Nous avons organisé notre deuxième session de « Regards Croisés » autour des magnifiques vins des Vignobles Vauthier, en présence d’Édouard Vauthier (co-propriétaire), d’Antoine Gimbert (Directeur Commercial), de Colin Hay (professeur à Sciences Po Paris et auteur spécialisé en vin pour The Drinks Business), et de l’équipe commerciale de Roland Coiffe.

Dans l’article Inside du 17 mai 2023, Inside La Place : L’ascension vers Château Ausone… 5 pépites de la famille Vauthier , Édouard a expliqué : « Les Châteaux Simard, Fonbel et Haut-Simard appartiennent à l’appellation Village, le Château Moulin-Saint-Georges et La Clotte sont des Premiers Crus, et le Château Ausone est un Grand Cru. J’aime cette comparaison avec la Bourgogne, car nous incarnons l’esprit d’une famille de propriétaires qui savent fabriquer du vin eux-mêmes, sans suivre les tendances !  « Nous cherchons à offrir une gamme de vins pour tous les consommateurs, avec une véritable identité et un savoir-faire familial authentique qui dure depuis 11 générations. Nous devons mettre en valeur la complexité captivante de nos sept crus. »

Quant à Colin Hay, j’apprécie beaucoup nos échanges.
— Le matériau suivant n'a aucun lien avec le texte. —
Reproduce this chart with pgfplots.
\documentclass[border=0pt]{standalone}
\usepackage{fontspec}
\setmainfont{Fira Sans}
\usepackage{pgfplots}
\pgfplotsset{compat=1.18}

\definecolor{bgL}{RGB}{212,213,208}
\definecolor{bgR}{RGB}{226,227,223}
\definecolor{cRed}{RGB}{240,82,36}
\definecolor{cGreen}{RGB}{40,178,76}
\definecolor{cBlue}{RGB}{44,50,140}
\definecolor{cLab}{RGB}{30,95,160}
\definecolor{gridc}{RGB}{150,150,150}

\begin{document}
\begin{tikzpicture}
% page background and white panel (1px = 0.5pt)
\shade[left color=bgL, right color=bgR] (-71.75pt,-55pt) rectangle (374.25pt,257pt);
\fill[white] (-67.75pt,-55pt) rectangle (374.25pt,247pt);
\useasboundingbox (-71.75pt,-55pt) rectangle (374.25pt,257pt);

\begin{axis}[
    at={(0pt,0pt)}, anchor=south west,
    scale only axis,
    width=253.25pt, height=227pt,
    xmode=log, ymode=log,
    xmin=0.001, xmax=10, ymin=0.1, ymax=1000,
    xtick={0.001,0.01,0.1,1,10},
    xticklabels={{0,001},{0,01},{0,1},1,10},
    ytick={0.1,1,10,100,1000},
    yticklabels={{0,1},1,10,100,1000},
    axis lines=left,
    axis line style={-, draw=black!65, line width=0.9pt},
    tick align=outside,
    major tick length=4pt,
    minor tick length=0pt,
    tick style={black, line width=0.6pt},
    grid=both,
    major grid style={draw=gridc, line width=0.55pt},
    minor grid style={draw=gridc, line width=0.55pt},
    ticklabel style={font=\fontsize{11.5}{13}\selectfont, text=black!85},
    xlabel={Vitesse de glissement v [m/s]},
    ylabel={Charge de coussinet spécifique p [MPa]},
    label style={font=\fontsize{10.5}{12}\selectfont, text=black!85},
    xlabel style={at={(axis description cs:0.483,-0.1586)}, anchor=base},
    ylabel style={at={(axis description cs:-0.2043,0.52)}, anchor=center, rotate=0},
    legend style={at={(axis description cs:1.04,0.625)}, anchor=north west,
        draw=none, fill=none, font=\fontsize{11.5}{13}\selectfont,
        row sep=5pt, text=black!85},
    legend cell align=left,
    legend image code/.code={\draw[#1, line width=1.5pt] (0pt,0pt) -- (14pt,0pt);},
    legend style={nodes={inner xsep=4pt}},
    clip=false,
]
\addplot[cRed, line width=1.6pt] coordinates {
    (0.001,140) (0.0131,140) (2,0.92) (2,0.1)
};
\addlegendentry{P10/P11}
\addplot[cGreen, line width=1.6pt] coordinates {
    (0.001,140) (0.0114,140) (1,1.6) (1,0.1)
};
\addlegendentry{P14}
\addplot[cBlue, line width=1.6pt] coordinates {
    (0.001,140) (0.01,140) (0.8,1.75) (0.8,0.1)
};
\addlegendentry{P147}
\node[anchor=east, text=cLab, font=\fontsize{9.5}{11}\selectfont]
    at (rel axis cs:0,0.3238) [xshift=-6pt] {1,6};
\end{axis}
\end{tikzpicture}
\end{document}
Il est non seulement un critique de vin ayant une grande connaissance des vins de Bordeaux, mais aussi un analyste perspicace de l’économie de la Place de Bordeaux. Lors de cette conversation, il a judicieusement remarqué : « Bordeaux possède tous les ingrédients pour réussir, même dans des conditions de marché difficiles. »

Dans l’article Inside du 18 août 2022, Inside La Place : Un message dans une bouteille, Colin a déclaré :« Je veux comprendre plus que critiquer. Je ne me considère pas comme un critique, mais plutôt comme un commentateur et correspondant. Mon rôle est de comprendre et de partager cette compréhension avec mes lecteurs. J’essaie de discuter autant que possible avec les propriétaires, les vignerons et les consultants pour mieux appréhender leurs vins. »

Ce “Regards Croisés” avec Colin Hay sera publié en deux parties : la première se concentrera sur notre échange concernant les vins dégustés, tandis que la seconde partie explorera nos réflexions sur les perspectives actuelles et futures du marché du vin de Bordeaux.


Permettez-moi d’abord de vous emmener dans une exploration des subtilités des vins Vauthier…

Les Points Forts de la Dégustation

  • Château Fonbel 2019 : Élégant et délicat, avec une belle luminosité. L’assemblage avec 10% de cabernet sauvignon et 5% de carmenère apporte complexité et tension.
  • Château Haut-Simard 2016 : Un vin plus fluide et élancé, avec 35% de cabernet franc apportant des notes florales et épicées.
  • Château Moulin Saint-Georges 2020 : Considéré comme la révélation de la dégustation. “Il a de la légèreté, de la vivacité, de l’énergie et une luminosité cristalline presque stupéfiante”, selon Colin Hay.
  • Château La Clotte 2019 : Un vin équilibré et harmonieux, avec une belle structure calcaire. “Il ne peut venir d’un autre endroit que celui-ci”, note Colin Hay.
  • Chapelle d’Ausone 2011 : Un millésime qui commence à s’assouplir, montrant l’évolution positive des vins Vauthier.
  • Château Ausone 2010 : Le point culminant de la dégustation. Un vin exceptionnel et vivant, évoluant constamment dans le verre. “C’est un vin magnifiquement guidé en douceur, même s’il y a beaucoup de tannins”, décrit Colin Hay.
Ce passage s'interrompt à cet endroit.